" Âtıf Hoca, ingiliz mandasını savunan ingiliz Muhipler Cemiyeti'nin üyesi ve Teâlî-i islâm Cemiyeti cemiyetinin de başkanı idi, bu cemiyet tarafından hazırlanan ve Yunan uçakları tarafından Anadolu'ya atılarak dağıtılan Milli Mücadele karşıtı bir beyannamesi (fetva) sebebiyle yargılanmıştır.[6] Ancak, muhtemelen Tahir'ül Mevlevi ve Âtıf Hoca dışındaki cemiyet üyeleri tarafından imzalanarak Anadolu'ya dağıtılan ve istiklal Savaşı'nı yürüten Kuvayı Milliyeciler için çok ağır ifade ve ithamlarla dolu bu bildiri sonrasında da Âtıf Hoca'nın cemiyet başkanlığında devam etmesi istiklal Mahkemeleri'nde suçlu bulunması için yeterli görülmüştür.[7]"
okuduğunu değil de duyduğunu olduğu gibi aktaran yazar beyanı.
beyni örümceklenmiş kesin ama.
laan önce bir araştır neymiş bir bak ya. sonra yaz ne yazıyorsan. neyin ne olduğunu bilmeden kulaktan dolma yapıştırma buraya.
aslında sizlere öğretilen de bu.
sorgulama, araştırma felan işte.
ahh ahh yazık!
istiklal mahkemelerinin "halka açık" diktelerine bakanlar ; "sanığın infazına akabinde jürinin dinlenmesine..." ifadelerine rağmen halen bu infaz kurullarının haklı yargı kurumu olduğuna iman ediyorlarsa şüphesiz ki maldırlar !
dikta rejiminde olabilecek bir durum. hep ters tepmiştir ama. eğer yok edemediysen dikkat et daha güçlü gelir. zaten bütün korkuları da bu daha güçlü geliyorlar..
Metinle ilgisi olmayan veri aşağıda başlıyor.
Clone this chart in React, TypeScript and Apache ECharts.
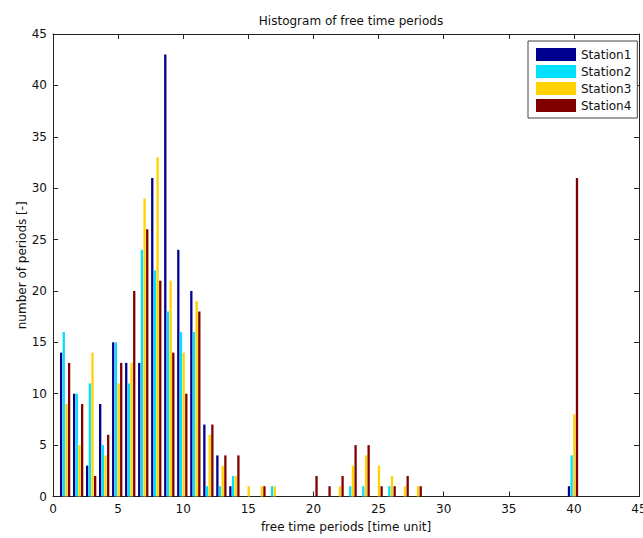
import React, { useEffect, useRef } from "react";
import * as echarts from "echarts";

const binCenters = [
  0.93, 1.93, 2.93, 3.93, 4.93, 5.93, 6.93, 7.93, 8.93, 9.93,
  10.93, 11.93, 12.93, 13.93, 14.93, 15.93, 16.93, 17.93, 18.93, 19.93,
  20.93, 21.93, 22.93, 23.93, 24.93, 25.93, 26.93, 27.93, 28.93, 29.93,
  30.93, 31.93, 32.93, 33.93, 34.93, 35.93, 36.93, 37.93, 38.93, 39.93,
];

const station1 = [
  14, 10, 3, 9, 15, 13, 13, 31, 43, 24,
  20, 7, 4, 1, 0, 0, 0, 0, 0, 0,
  0, 0, 0, 0, 0, 0, 0, 0, 0, 0,
  0, 0, 0, 0, 0, 0, 0, 0, 0, 1,
];
const station2 = [
  16, 10, 11, 5, 15, 11, 24, 22, 18, 16,
  16, 1, 1, 2, 0, 0, 1, 0, 0, 0,
  0, 0, 1, 1, 0, 1, 0, 0, 0, 0,
  0, 0, 0, 0, 0, 0, 0, 0, 0, 4,
];
const station3 = [
  9, 5, 14, 4, 11, 13, 29, 33, 21, 14,
  19, 6, 3, 2, 1, 1, 1, 0, 0, 0,
  0, 1, 3, 4, 3, 2, 1, 1, 0, 0,
  0, 0, 0, 0, 0, 0, 0, 0, 0, 8,
];
const station4 = [
  13, 9, 2, 6, 13, 20, 26, 21, 14, 10,
  18, 7, 4, 4, 0, 1, 0, 0, 0, 2,
  1, 2, 5, 5, 1, 1, 2, 1, 0, 0,
  0, 0, 0, 0, 0, 0, 0, 0, 0, 31,
];

const seriesNames = ["Station1", "Station2", "Station3", "Station4"];
const seriesValues = [station1, station2, station3, station4];
const seriesColors = ["#00008f", "#00e0ff", "#ffd200", "#800000"];

const xMin = 0;
const xMax = 45;
const xInterval = 5;
const yMin = 0;
const yMax = 45;
const yInterval = 5;

const titleText = "Histogram of free time periods";
const xName = "free time periods [time unit]";
const yName = "number of periods [-]";

const FONT = "DejaVu Sans";

export default function App() {
  const ref = useRef<HTMLDivElement>(null);

  useEffect(() => {
    if (!ref.current) return;
    const chart = echarts.init(ref.current, undefined, { renderer: "svg" });

    const axisLine = { show: true, onZero: false, lineStyle: { color: "#222", width: 1 } };
    const tick = { show: true, inside: true, length: 5, lineStyle: { color: "#222", width: 1 } };
    const label = { color: "#111", fontFamily: FONT, fontSize: 12 };

    chart.setOption({
      animation: false,
      backgroundColor: "#fff",
      title: {
        text: titleText,
        left: 346,
        top: 10,
        textAlign: "center",
        textStyle: { fontFamily: FONT, fontSize: 12, fontWeight: "normal", color: "#111" },
      },
      legend: {
        orient: "vertical",
        left: 528,
        top: 41,
        data: seriesNames,
        icon: "rect",
        itemWidth: 40,
        itemHeight: 13,
        itemGap: 4,
        padding: [7, 6, 6, 8],
        borderColor: "#444",
        borderWidth: 1,
        backgroundColor: "#fff",
        textStyle: { fontFamily: FONT, fontSize: 12, color: "#111" },
      },
      grid: {
        left: 53,
        right: 4,
        top: 34,
        bottom: 41.5,
        containLabel: false,
        outerBoundsMode: "none",
      },
      xAxis: [
        {
          type: "value",
          min: xMin,
          max: xMax,
          interval: xInterval,
          position: "bottom",
          axisLine,
          axisTick: tick,
          axisLabel: { ...label, margin: 6 },
          splitLine: { show: false },
          name: xName,
          nameLocation: "middle",
          nameGap: 24,
          nameMoveOverlap: false,
          nameTextStyle: { fontFamily: FONT, fontSize: 12, color: "#111" },
        },
        {
          type: "value",
          min: xMin,
          max: xMax,
          interval: xInterval,
          position: "top",
          axisLine,
          axisTick: tick,
          axisLabel: { show: false },
          splitLine: { show: false },
        },
      ],
      yAxis: [
        {
          type: "value",
          min: yMin,
          max: yMax,
          interval: yInterval,
          position: "left",
          axisLine,
          axisTick: tick,
          axisLabel: { ...label, margin: 6 },
          splitLine: { show: false },
          name: yName,
          nameLocation: "middle",
          nameGap: 25,
          nameMoveOverlap: false,
          nameTextStyle: { fontFamily: FONT, fontSize: 12, color: "#111" },
        },
        {
          type: "value",
          min: yMin,
          max: yMax,
          interval: yInterval,
          position: "right",
          axisLine,
          axisTick: tick,
          axisLabel: { show: false },
          splitLine: { show: false },
        },
      ],
      series: seriesNames.map((name, i) => ({
        name,
        type: "bar",
        xAxisIndex: 0,
        yAxisIndex: 0,
        barWidth: 2.3,
        barGap: "16%",
        itemStyle: { color: seriesColors[i] },
        data: binCenters.map((x, j) => [x, seriesValues[i][j]]),
      })),
    });

    return () => chart.dispose();
  }, []);

  return (
    <div
      ref={ref}
      style={{ position: "fixed", left: 0, top: 0, width: 643, height: 538 }}
    />
  );
}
Biz Atillayız, siz önümüzde köpek gibi diz çöken papa
Biz Kürşadız, siz Çin imparatoru
Biz Alparslanız, siz kahpe diyojen
Biz Cengiz Han'iz, siz kırbaçlanan Arap
Biz Timuruz, siz fillerimiz altında ezilen zavallı Ermeni
Biz Mustafa Kemaliz, siz ipimizin ucunda merhamet dileyen iskipli atıf...
Olmayan, olmuşsa da gayet haklı ve yerinde olan astırma olayı.
Dedem şapka takmadığı için asılmış olsa laf etmem hak etmiş derim. O şapkayı takacaksın. Neticede 9 yaşındaki kızıma hâllenebilir miyim diye soran insansın sen, şapka iyilik sana aslında.
Bir de üstüne yeni zelanda demokrasisiyle mi taktıracaktı o şapkayı sana?
Devletin yolladığı silahları haberlere çıkaran kişileri kahraman ilan edenlerce vatan hainliği ile suçlanan kişi. Büyük devletlerin hepsi küçük devletlerdeki savaşları yönlendirmek için, taraf tutup yardım eder. Bu ortaya çıkarılınca, dinciler kötü, aaa bak silah yardımı yapmışlar dersin. Kendi devletinin gizli sırlarını açığa çıkaran adamları, savcıları, gazetecileri devlet düşmanlığından dolayı idam etmek ne kadar doğruysa, bu adamı idam etmekte o kadar doğru.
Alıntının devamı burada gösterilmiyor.